=== WORK TO BE COMPLETED ===
Begin at the first line and end at the line containing "(dtop) -- (dbot);". Extract exactly those lines.
· · · · ·
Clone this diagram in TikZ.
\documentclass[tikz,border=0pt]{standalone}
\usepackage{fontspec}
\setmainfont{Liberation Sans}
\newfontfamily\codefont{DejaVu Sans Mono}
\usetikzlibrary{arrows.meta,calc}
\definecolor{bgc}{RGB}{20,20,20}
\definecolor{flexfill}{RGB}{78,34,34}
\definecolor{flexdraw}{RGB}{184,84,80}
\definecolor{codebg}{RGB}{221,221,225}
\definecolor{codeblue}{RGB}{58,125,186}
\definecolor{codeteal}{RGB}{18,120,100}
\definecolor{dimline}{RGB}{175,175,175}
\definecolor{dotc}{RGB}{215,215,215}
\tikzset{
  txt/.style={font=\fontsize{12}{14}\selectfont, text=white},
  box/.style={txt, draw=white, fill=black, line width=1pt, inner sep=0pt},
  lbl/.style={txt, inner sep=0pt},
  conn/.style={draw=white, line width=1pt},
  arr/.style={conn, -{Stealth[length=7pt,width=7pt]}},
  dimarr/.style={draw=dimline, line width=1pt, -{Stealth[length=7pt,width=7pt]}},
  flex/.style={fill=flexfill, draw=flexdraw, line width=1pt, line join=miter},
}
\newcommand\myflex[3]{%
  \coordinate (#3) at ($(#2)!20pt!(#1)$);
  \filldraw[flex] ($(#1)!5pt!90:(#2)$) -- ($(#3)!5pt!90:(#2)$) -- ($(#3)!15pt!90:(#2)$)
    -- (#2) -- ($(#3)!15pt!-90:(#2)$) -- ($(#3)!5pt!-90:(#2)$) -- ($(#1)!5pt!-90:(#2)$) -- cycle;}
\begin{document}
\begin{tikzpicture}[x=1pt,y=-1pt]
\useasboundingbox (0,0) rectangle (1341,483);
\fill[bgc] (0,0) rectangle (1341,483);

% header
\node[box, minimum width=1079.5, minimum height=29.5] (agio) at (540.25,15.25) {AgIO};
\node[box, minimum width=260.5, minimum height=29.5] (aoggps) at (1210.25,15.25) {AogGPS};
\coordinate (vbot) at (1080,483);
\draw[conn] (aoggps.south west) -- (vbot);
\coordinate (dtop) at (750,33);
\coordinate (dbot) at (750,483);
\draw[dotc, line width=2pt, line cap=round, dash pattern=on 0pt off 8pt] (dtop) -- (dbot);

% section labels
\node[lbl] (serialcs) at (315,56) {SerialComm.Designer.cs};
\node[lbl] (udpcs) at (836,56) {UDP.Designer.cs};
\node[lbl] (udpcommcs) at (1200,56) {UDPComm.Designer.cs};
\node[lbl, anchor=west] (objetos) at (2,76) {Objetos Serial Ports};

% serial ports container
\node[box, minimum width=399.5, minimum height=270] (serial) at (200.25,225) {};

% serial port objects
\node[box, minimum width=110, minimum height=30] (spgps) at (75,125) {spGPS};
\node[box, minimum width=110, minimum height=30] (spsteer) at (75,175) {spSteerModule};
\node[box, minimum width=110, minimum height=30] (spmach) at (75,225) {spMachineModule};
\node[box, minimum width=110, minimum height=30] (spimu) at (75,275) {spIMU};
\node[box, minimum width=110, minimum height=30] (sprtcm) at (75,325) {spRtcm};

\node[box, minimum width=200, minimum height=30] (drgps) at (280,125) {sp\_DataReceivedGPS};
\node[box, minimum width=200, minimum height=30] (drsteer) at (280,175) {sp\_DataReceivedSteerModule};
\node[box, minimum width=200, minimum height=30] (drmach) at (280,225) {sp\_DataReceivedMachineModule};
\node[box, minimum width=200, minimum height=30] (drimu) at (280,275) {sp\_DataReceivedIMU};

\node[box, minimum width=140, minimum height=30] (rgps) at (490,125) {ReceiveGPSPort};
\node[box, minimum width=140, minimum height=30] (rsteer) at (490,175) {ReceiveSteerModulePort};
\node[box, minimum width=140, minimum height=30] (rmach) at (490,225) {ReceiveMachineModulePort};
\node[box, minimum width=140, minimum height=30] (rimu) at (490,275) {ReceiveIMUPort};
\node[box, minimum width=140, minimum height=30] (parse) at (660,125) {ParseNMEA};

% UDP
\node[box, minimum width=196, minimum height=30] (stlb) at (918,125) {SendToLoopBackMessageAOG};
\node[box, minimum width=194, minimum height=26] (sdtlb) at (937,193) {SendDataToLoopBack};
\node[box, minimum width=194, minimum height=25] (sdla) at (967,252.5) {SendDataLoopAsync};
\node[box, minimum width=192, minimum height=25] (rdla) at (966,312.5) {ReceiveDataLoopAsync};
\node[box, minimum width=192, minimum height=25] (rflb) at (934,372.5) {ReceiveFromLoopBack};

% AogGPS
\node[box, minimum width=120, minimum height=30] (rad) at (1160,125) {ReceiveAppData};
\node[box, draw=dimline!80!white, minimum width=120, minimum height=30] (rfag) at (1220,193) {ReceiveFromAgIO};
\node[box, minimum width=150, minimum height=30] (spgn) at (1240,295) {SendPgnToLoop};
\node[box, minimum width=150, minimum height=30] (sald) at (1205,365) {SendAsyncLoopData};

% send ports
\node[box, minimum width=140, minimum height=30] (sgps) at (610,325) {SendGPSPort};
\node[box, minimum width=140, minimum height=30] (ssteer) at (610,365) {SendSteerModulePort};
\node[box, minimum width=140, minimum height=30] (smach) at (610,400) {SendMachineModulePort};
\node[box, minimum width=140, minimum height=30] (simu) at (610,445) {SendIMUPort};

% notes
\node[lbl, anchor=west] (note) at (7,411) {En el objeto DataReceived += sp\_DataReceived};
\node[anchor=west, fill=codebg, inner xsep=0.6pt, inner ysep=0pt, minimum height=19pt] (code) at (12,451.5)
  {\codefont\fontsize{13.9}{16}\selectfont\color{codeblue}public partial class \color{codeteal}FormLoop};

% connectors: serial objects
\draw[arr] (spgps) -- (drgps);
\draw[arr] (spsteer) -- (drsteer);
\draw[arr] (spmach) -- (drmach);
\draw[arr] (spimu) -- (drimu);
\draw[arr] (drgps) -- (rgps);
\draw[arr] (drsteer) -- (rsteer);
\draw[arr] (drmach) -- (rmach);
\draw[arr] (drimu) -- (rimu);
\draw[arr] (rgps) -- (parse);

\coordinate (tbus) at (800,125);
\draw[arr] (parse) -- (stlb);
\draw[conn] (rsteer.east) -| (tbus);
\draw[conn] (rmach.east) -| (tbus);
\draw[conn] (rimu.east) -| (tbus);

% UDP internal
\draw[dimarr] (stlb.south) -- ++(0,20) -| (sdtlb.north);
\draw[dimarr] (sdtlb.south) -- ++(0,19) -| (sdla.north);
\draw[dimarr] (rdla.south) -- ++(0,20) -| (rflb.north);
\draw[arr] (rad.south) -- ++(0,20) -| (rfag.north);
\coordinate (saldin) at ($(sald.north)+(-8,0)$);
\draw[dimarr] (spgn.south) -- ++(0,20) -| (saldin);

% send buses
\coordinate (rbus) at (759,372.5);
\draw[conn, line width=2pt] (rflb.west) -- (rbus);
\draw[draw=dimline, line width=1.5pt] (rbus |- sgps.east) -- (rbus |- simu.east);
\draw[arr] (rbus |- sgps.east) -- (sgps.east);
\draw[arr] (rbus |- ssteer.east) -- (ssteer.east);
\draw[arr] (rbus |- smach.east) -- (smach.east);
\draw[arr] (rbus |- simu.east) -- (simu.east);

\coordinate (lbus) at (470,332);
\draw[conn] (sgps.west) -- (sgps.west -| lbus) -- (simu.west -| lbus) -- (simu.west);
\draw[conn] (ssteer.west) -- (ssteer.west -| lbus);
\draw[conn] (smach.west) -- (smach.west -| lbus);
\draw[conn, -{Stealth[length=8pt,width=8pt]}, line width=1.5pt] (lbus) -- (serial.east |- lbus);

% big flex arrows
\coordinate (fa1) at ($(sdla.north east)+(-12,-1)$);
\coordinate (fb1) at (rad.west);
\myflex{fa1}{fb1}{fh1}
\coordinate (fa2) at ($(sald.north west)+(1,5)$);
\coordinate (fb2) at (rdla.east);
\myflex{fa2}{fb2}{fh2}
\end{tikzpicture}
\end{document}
· · · · ·
=== RESPONSE FOR THIS EXERCISE ===
Clone this diagram in TikZ.
\documentclass[tikz,border=0pt]{standalone}
\usepackage{fontspec}
\setmainfont{Liberation Sans}
\newfontfamily\codefont{DejaVu Sans Mono}
\usetikzlibrary{arrows.meta,calc}
\definecolor{bgc}{RGB}{20,20,20}
\definecolor{flexfill}{RGB}{78,34,34}
\definecolor{flexdraw}{RGB}{184,84,80}
\definecolor{codebg}{RGB}{221,221,225}
\definecolor{codeblue}{RGB}{58,125,186}
\definecolor{codeteal}{RGB}{18,120,100}
\definecolor{dimline}{RGB}{175,175,175}
\definecolor{dotc}{RGB}{215,215,215}
\tikzset{
  txt/.style={font=\fontsize{12}{14}\selectfont, text=white},
  box/.style={txt, draw=white, fill=black, line width=1pt, inner sep=0pt},
  lbl/.style={txt, inner sep=0pt},
  conn/.style={draw=white, line width=1pt},
  arr/.style={conn, -{Stealth[length=7pt,width=7pt]}},
  dimarr/.style={draw=dimline, line width=1pt, -{Stealth[length=7pt,width=7pt]}},
  flex/.style={fill=flexfill, draw=flexdraw, line width=1pt, line join=miter},
}
\newcommand\myflex[3]{%
  \coordinate (#3) at ($(#2)!20pt!(#1)$);
  \filldraw[flex] ($(#1)!5pt!90:(#2)$) -- ($(#3)!5pt!90:(#2)$) -- ($(#3)!15pt!90:(#2)$)
    -- (#2) -- ($(#3)!15pt!-90:(#2)$) -- ($(#3)!5pt!-90:(#2)$) -- ($(#1)!5pt!-90:(#2)$) -- cycle;}
\begin{document}
\begin{tikzpicture}[x=1pt,y=-1pt]
\useasboundingbox (0,0) rectangle (1341,483);
\fill[bgc] (0,0) rectangle (1341,483);

% header
\node[box, minimum width=1079.5, minimum height=29.5] (agio) at (540.25,15.25) {AgIO};
\node[box, minimum width=260.5, minimum height=29.5] (aoggps) at (1210.25,15.25) {AogGPS};
\coordinate (vbot) at (1080,483);
\draw[conn] (aoggps.south west) -- (vbot);
\coordinate (dtop) at (750,33);
\coordinate (dbot) at (750,483);
\draw[dotc, line width=2pt, line cap=round, dash pattern=on 0pt off 8pt] (dtop) -- (dbot);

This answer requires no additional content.